Reproduce exactly the run of lines from the one containing "What seaborn and" through the one containing "ax = fig.add_axes([0.1414, 0.102, 0.8496, 0.76])". Pictures do not belong in the copy.

**INPUT**
****

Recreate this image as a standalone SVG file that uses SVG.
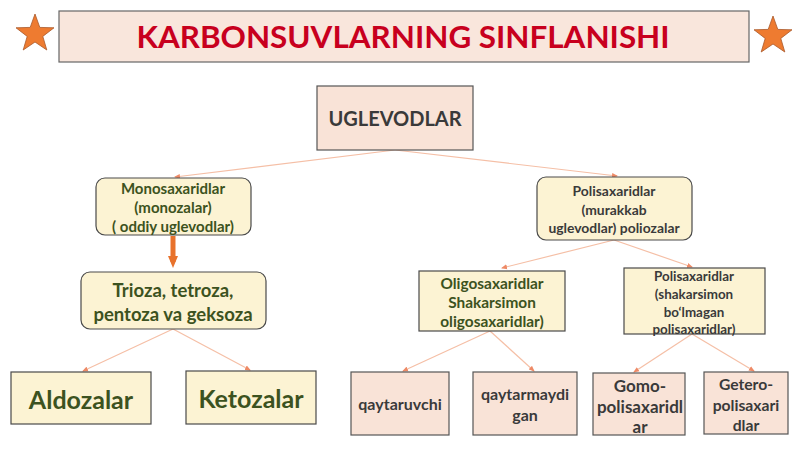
<svg xmlns="http://www.w3.org/2000/svg" width="800" height="449" viewBox="0 0 800 449">
<defs>
<style>
.t{font-family:Lato,"Open Sans","Liberation Sans",sans-serif;font-weight:bold;text-anchor:middle}
.peach{fill:#f9e3d7;stroke:#555;stroke-width:1.2}
.yel{fill:#fcf3d3;stroke:#4a4a4a;stroke-width:1.2}
.g{fill:#3c5220}
.d{fill:#3a3a3a}
.c{stroke:#f5bfa6;stroke-width:1.2;fill:none;marker-end:url(#ah)}
</style>
<marker id="ah" markerWidth="6" markerHeight="6" refX="5" refY="3" orient="auto" markerUnits="userSpaceOnUse">
<path d="M0,0.5 L6,3 L0,5.5 Z" fill="#ee8a66"/>
</marker>
<marker id="big" markerWidth="12" markerHeight="10" refX="6" refY="5" orient="auto" markerUnits="userSpaceOnUse">
<path d="M0,0 L12,5 L0,10 Z" fill="#e8722c"/>
</marker>
</defs>
<rect width="800" height="449" fill="#fff"/>
<g id="title">
<rect x="59" y="11" width="690" height="51" fill="#f9e6dc" stroke="#666" stroke-width="1.2"/>
<text x="403" y="48" class="t" font-size="31.4" fill="#c8001e">KARBONSUVLARNING SINFLANISHI</text>
</g>
<g id="star-left">
<polygon points="35,14 39.8,27.4 54,27.8 42.8,36.4 46.8,50 35,42 23.2,50 27.2,36.4 16,27.8 30.2,27.4" fill="#ee7b30" stroke="#a8582a" stroke-width="0.8"/>
</g>
<g id="star-right">
<polygon points="773,16 777.8,29.4 792,29.8 780.8,38.4 784.8,52 773,44 761.2,52 765.2,38.4 754,29.8 768.2,29.4" fill="#ee7b30" stroke="#a8582a" stroke-width="0.8"/>
</g>
<g id="connectors">
<line class="c" x1="395" y1="150" x2="175" y2="177"/>
<line class="c" x1="395" y1="150" x2="617" y2="176"/>
<line x1="173" y1="236" x2="173" y2="262" stroke="#e8722c" stroke-width="5" marker-end="url(#big)"/>
<line class="c" x1="614" y1="240" x2="502" y2="268"/>
<line class="c" x1="614" y1="240" x2="692" y2="267"/>
<line class="c" x1="173" y1="329" x2="83" y2="371"/>
<line class="c" x1="173" y1="329" x2="250" y2="370"/>
<line class="c" x1="490" y1="331" x2="403" y2="371"/>
<line class="c" x1="490" y1="331" x2="534" y2="371"/>
<line class="c" x1="692" y1="334" x2="634" y2="372"/>
<line class="c" x1="692" y1="334" x2="754" y2="371"/>
</g>
<g id="uglevodlar">
<rect class="peach" x="317" y="86" width="156" height="64"/>
<text x="395" y="126" class="t d" font-size="20">UGLEVODLAR</text>
</g>
<g id="monosaxaridlar">
<rect class="yel" x="96" y="178" width="155" height="57" rx="9"/>
<text class="t g" font-size="15"><tspan x="173" y="194">Monosaxaridlar</tspan><tspan x="173" y="213">(monozalar)</tspan><tspan x="173" y="232">( oddiy uglevodlar)</tspan></text>
</g>
<g id="polisaxaridlar">
<rect class="yel" x="537" y="177" width="155" height="63" rx="9"/>
<text class="t d" font-size="13.9"><tspan x="614" y="196">Polisaxaridlar</tspan><tspan x="614" y="215">(murakkab</tspan><tspan x="614" y="233">uglevodlar) poliozalar</tspan></text>
</g>
<g id="trioza">
<rect class="yel" x="81" y="272" width="185" height="57" rx="9"/>
<text class="t g" font-size="18.5"><tspan x="173" y="297">Trioza, tetroza,</tspan><tspan x="173" y="321">pentoza va geksoza</tspan></text>
</g>
<g id="oligosaxaridlar">
<rect class="yel" x="419" y="271" width="146" height="60"/>
<text class="t g" font-size="15.4"><tspan x="492" y="289">Oligosaxaridlar</tspan><tspan x="492" y="308">Shakarsimon</tspan><tspan x="492" y="327">oligosaxaridlar)</tspan></text>
</g>
<g id="polisaxaridlar2">
<rect class="yel" x="624" y="268" width="141" height="66"/>
<text class="t d" font-size="13.4"><tspan x="694" y="281">Polisaxaridlar</tspan><tspan x="694" y="299">(shakarsimon</tspan><tspan x="694" y="317">bo‘lmagan</tspan><tspan x="694" y="334">polisaxaridlar)</tspan></text>
</g>
<g id="aldozalar">
<rect class="yel" x="11" y="372" width="140" height="52"/>
<text x="81" y="409" class="t g" font-size="25">Aldozalar</text>
</g>
<g id="ketozalar">
<rect class="yel" x="186" y="371" width="130" height="53"/>
<text x="251" y="408" class="t g" font-size="25">Ketozalar</text>
</g>
<g id="qaytaruvchi">
<rect class="peach" x="351" y="372" width="98" height="63"/>
<text x="400" y="410" class="t d" font-size="16">qaytaruvchi</text>
</g>
<g id="qaytarmaydigan">
<rect class="peach" x="473" y="372" width="104" height="63"/>
<text class="t d" font-size="16"><tspan x="525" y="400">qaytarmaydi</tspan><tspan x="525" y="421">gan</tspan></text>
</g>
<g id="gomo">
<rect class="peach" x="593" y="373" width="92" height="62"/>
<text class="t d" font-size="17"><tspan x="640" y="392">Gomo-</tspan><tspan x="640" y="413">polisaxaridl</tspan><tspan x="640" y="433">ar</tspan></text>
</g>
<g id="getero">
<rect class="peach" x="704" y="372" width="84" height="62"/>
<text class="t d" font-size="15.7"><tspan x="746" y="390">Getero-</tspan><tspan x="746" y="411">polisaxari</tspan><tspan x="746" y="431">dlar</tspan></text>
</g>
</svg>
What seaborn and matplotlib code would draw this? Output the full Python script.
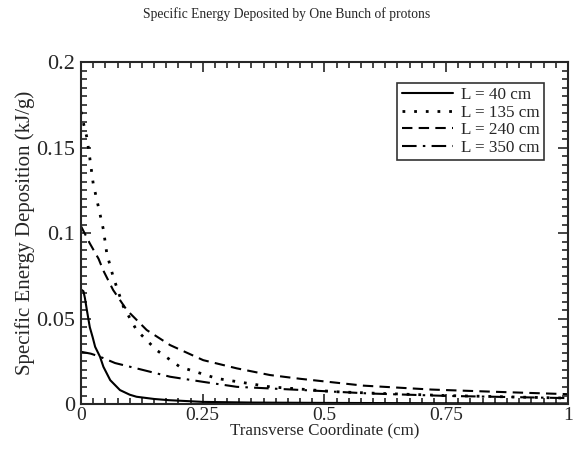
import numpy as np
import pandas as pd
import matplotlib
matplotlib.use("Agg")
import matplotlib.pyplot as plt
import seaborn as sns
from matplotlib.ticker import MultipleLocator, FuncFormatter

# values
x_40 = [0.0, 0.005, 0.008, 0.012, 0.018, 0.024, 0.029, 0.039, 0.046, 0.06, 0.08, 0.1, 0.114, 0.15, 0.18, 0.25, 0.35, 0.5, 0.75, 1.0]
y_40 = [0.067, 0.066, 0.062, 0.055, 0.045, 0.039, 0.0335, 0.0277, 0.0218, 0.014, 0.0082, 0.0055, 0.0043, 0.003, 0.0023, 0.0013, 0.0009, 0.0007, 0.0005, 0.0004]

x_135 = [0.0, 0.006, 0.012, 0.018, 0.025, 0.036, 0.046, 0.053, 0.066, 0.087, 0.114, 0.155, 0.203, 0.279, 0.388, 0.525, 0.6, 0.75, 1.0]
y_135 = [0.171, 0.163, 0.156, 0.144, 0.129, 0.115, 0.102, 0.088, 0.0745, 0.057, 0.0433, 0.0316, 0.0218, 0.015, 0.0101, 0.0072, 0.0064, 0.005, 0.0035]

x_240 = [0.0, 0.018, 0.036, 0.046, 0.066, 0.094, 0.135, 0.183, 0.251, 0.32, 0.388, 0.45, 0.58, 0.72, 0.85, 1.0]
y_240 = [0.104, 0.094, 0.085, 0.078, 0.0667, 0.055, 0.0433, 0.0345, 0.0257, 0.0209, 0.017, 0.0148, 0.0108, 0.0085, 0.0072, 0.0058]

x_350 = [0.0, 0.02, 0.039, 0.07, 0.114, 0.183, 0.251, 0.32, 0.456, 0.593, 0.75, 1.0]
y_350 = [0.0306, 0.0295, 0.0277, 0.024, 0.0209, 0.016, 0.013, 0.0101, 0.0082, 0.0062, 0.0048, 0.0035]

labels = ["L = 40 cm", "L = 135 cm", "L = 240 cm", "L = 350 cm"]
xs = [x_40, x_135, x_240, x_350]
ys = [y_40, y_135, y_240, y_350]

sns.set_style("ticks")
plt.rcParams['font.family'] = ['Liberation Serif', 'DejaVu Serif']

fig = plt.figure(figsize=(5.73, 4.5), dpi=100)
ax = fig.add_axes([0.1414, 0.102, 0.8496, 0.76])

styles = ["-", (0, (1, 3.2)), (0, (5, 3)), (0, (7, 3, 1.2, 3))]
widths = [1.5, 2.0, 1.5, 1.5]
for xv, yv, lab, ls, lw in zip(xs, ys, labels, styles, widths):
    df = pd.DataFrame({"x": xv, "y": yv})
    sns.lineplot(data=df, x="x", y="y", ax=ax, color="black", linestyle=ls,
                 linewidth=lw, label=lab)

ax.set_xlim(0, 1)
ax.set_ylim(0, 0.2)
ax.xaxis.set_major_locator(MultipleLocator(0.25))
ax.xaxis.set_minor_locator(MultipleLocator(0.025))
ax.yaxis.set_major_locator(MultipleLocator(0.05))
ax.yaxis.set_minor_locator(MultipleLocator(0.005))
fmt = FuncFormatter(lambda v, p: "%g" % round(v, 4))
ax.xaxis.set_major_formatter(fmt)
ax.yaxis.set_major_formatter(fmt)
ax.tick_params(which="both", direction="in", top=True, right=True, width=1.2, pad=2)
ax.tick_params(axis="x", labelsize=14)
ax.tick_params(axis="y", labelsize=16, pad=4)
ax.tick_params(which="major", length=7)
ax.tick_params(which="minor", length=4)
for s in ax.spines.values():
    s.set_linewidth(1.5)

ax.set_xlabel("Transverse Coordinate (cm)", fontsize=12.2, labelpad=-1)
ax.set_ylabel("Specific Energy Deposition (kJ/g)", fontsize=15, labelpad=1)
fig.suptitle("Specific Energy Deposited by One Bunch of protons", fontsize=9.8, y=0.985)

leg = ax.legend(loc="upper right", bbox_to_anchor=(0.952, 0.94), fontsize=12.3,
                frameon=True, fancybox=False, edgecolor="black", handlelength=3.0,
                borderpad=0.25, labelspacing=0.1, handletextpad=0.5, borderaxespad=0)
leg.get_frame().set_linewidth(1.2)

plt.savefig("out.png", dpi=100)
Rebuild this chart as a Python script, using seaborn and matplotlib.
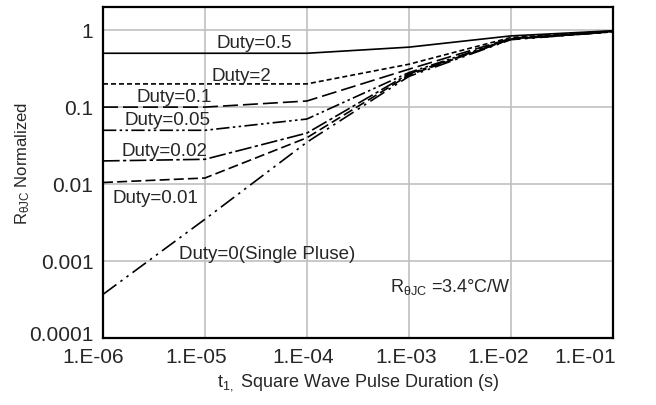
import numpy as np
import pandas as pd
import matplotlib
matplotlib.use("Agg")
import matplotlib.pyplot as plt
import matplotlib.transforms as mtransforms
import seaborn as sns
from matplotlib.ticker import LogLocator, FixedLocator, NullFormatter

# ---- data ----
t_pulse = [1e-6, 1e-5, 1e-4, 1e-3, 1e-2, 1e-1]
duty_05 = [0.5, 0.5, 0.5, 0.6, 0.84, 0.98]
duty_2 = [0.2, 0.2, 0.2, 0.36, 0.80, 0.97]
duty_01 = [0.1, 0.1, 0.12, 0.31, 0.78, 0.96]
duty_005 = [0.05, 0.05, 0.07, 0.28, 0.77, 0.96]
duty_002 = [0.02, 0.021, 0.046, 0.27, 0.76, 0.95]
duty_001 = [0.0105, 0.012, 0.04, 0.26, 0.76, 0.95]
duty_0 = [0.00037, 0.0035, 0.035, 0.25, 0.75, 0.95]

series = {
    "0.5": duty_05, "2": duty_2, "0.1": duty_01, "0.05": duty_005,
    "0.02": duty_002, "0.01": duty_001, "0": duty_0,
}
x_ticks = [1e-6, 1e-5, 1e-4, 1e-3, 1e-2, 1e-1]
x_ticklabels = ["1.E-06", "1.E-05", "1.E-04", "1.E-03", "1.E-02", "1.E-01"]
y_ticks = [1e-4, 1e-3, 1e-2, 1e-1, 1]
y_ticklabels = ["0.0001", "0.001", "0.01", "0.1", "1"]

rows = []
for k, v in series.items():
    for x, y in zip(t_pulse, v):
        rows.append({"t": x, "r": y, "duty": k})
df = pd.DataFrame(rows)

sns.set_style("white")
plt.rcParams["font.family"] = ["Liberation Sans", "DejaVu Sans"]
plt.rcParams["mathtext.fontset"] = "custom"
plt.rcParams["mathtext.rm"] = "Liberation Sans"
plt.rcParams["mathtext.it"] = "Liberation Sans"

fig = plt.figure(figsize=(6.56, 4.05), dpi=100)
ax = fig.add_axes([0.157, 0.165, 0.777, 0.818])

dashes = {
    "0.5": "",
    "2": (3, 1.8),
    "0.1": (9, 3),
    "0.05": (8, 2, 1.5, 2, 1.5, 2),
    "0.02": (10, 2, 2, 2),
    "0.01": (6, 2.5),
    "0": (10, 3, 1.5, 3, 1.5, 3),
}
sns.lineplot(data=df, x="t", y="r", style="duty", dashes=dashes,
             color="black", linewidth=1.2, legend=False, ax=ax)

ax.set_xscale("log")
ax.set_yscale("log")
ax.set_xlim(1e-6, 1e-1)
ax.set_ylim(1e-4, 2)

ax.xaxis.set_major_locator(FixedLocator(x_ticks))
ax.set_xticklabels(x_ticklabels)
ax.yaxis.set_major_locator(FixedLocator(y_ticks))
ax.set_yticklabels(y_ticklabels)
ax.xaxis.set_minor_locator(LogLocator(base=10, subs=np.arange(2, 10), numticks=20))
ax.yaxis.set_minor_locator(LogLocator(base=10, subs=np.arange(2, 10), numticks=20))
ax.xaxis.set_minor_formatter(NullFormatter())
ax.yaxis.set_minor_formatter(NullFormatter())

ax.grid(True, which="major", color="#c0c0c0", linewidth=1.2)
ax.set_axisbelow(True)
ax.tick_params(which="major", direction="in", length=0, labelsize=15, pad=7)
ax.tick_params(which="minor", direction="in", length=4, width=1, color="black")
ax.tick_params(axis="x", which="major", pad=7)
for s in ax.spines.values():
    s.set_color("black")
    s.set_linewidth(1.6)

# Excel-like placement of tick labels
offsets_px = [-10, -9, -4, -3, -13, -28]
for lab, dx in zip(ax.get_xticklabels(), offsets_px):
    lab.set_transform(lab.get_transform() +
                      mtransforms.ScaledTranslation(dx / 100, 0, fig.dpi_scale_trans))
ylab0 = ax.get_yticklabels()[0]
ylab0.set_transform(ylab0.get_transform() +
                    mtransforms.ScaledTranslation(0, 5 / 100, fig.dpi_scale_trans))

ax.set_xlabel(r"t$_{\mathrm{1,}}$ Square Wave Pulse Duration (s)", fontsize=13, labelpad=4)
ax.set_ylabel(r"R$_{\mathrm{\theta JC}}$ Normalized", fontsize=12)
ax.yaxis.label.set_va("center")
ax.yaxis.set_label_coords(-0.157, 0.526)

fs = 13.5
ax.text(1.31e-5, 0.58, "Duty=0.5", fontsize=fs)
ax.text(1.17e-5, 0.22, "Duty=2", fontsize=fs)
ax.text(2.15e-6, 0.115, "Duty=0.1", fontsize=fs)
ax.text(1.64e-6, 0.058, "Duty=0.05", fontsize=fs)
ax.text(1.53e-6, 0.0235, "Duty=0.02", fontsize=fs)
ax.text(1.25e-6, 0.0057, "Duty=0.01", fontsize=fs)
ax.text(5.56e-6, 0.00108, "Duty=0(Single Pluse)", fontsize=fs)
ax.text(6.5e-4, 0.0004, r"R$_{\mathrm{\theta JC}}$ =3.4°C/W", fontsize=13)

fig.savefig("out.png", dpi=100)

****

**TASK ANSWER**
What seaborn and matplotlib code would draw this? Output the full Python script.
import numpy as np
import pandas as pd
import matplotlib
matplotlib.use("Agg")
import matplotlib.pyplot as plt
import seaborn as sns
from matplotlib.ticker import MultipleLocator, FuncFormatter

# values
x_40 = [0.0, 0.005, 0.008, 0.012, 0.018, 0.024, 0.029, 0.039, 0.046, 0.06, 0.08, 0.1, 0.114, 0.15, 0.18, 0.25, 0.35, 0.5, 0.75, 1.0]
y_40 = [0.067, 0.066, 0.062, 0.055, 0.045, 0.039, 0.0335, 0.0277, 0.0218, 0.014, 0.0082, 0.0055, 0.0043, 0.003, 0.0023, 0.0013, 0.0009, 0.0007, 0.0005, 0.0004]

x_135 = [0.0, 0.006, 0.012, 0.018, 0.025, 0.036, 0.046, 0.053, 0.066, 0.087, 0.114, 0.155, 0.203, 0.279, 0.388, 0.525, 0.6, 0.75, 1.0]
y_135 = [0.171, 0.163, 0.156, 0.144, 0.129, 0.115, 0.102, 0.088, 0.0745, 0.057, 0.0433, 0.0316, 0.0218, 0.015, 0.0101, 0.0072, 0.0064, 0.005, 0.0035]

x_240 = [0.0, 0.018, 0.036, 0.046, 0.066, 0.094, 0.135, 0.183, 0.251, 0.32, 0.388, 0.45, 0.58, 0.72, 0.85, 1.0]
y_240 = [0.104, 0.094, 0.085, 0.078, 0.0667, 0.055, 0.0433, 0.0345, 0.0257, 0.0209, 0.017, 0.0148, 0.0108, 0.0085, 0.0072, 0.0058]

x_350 = [0.0, 0.02, 0.039, 0.07, 0.114, 0.183, 0.251, 0.32, 0.456, 0.593, 0.75, 1.0]
y_350 = [0.0306, 0.0295, 0.0277, 0.024, 0.0209, 0.016, 0.013, 0.0101, 0.0082, 0.0062, 0.0048, 0.0035]

labels = ["L = 40 cm", "L = 135 cm", "L = 240 cm", "L = 350 cm"]
xs = [x_40, x_135, x_240, x_350]
ys = [y_40, y_135, y_240, y_350]

sns.set_style("ticks")
plt.rcParams['font.family'] = ['Liberation Serif', 'DejaVu Serif']

fig = plt.figure(figsize=(5.73, 4.5), dpi=100)
ax = fig.add_axes([0.1414, 0.102, 0.8496, 0.76])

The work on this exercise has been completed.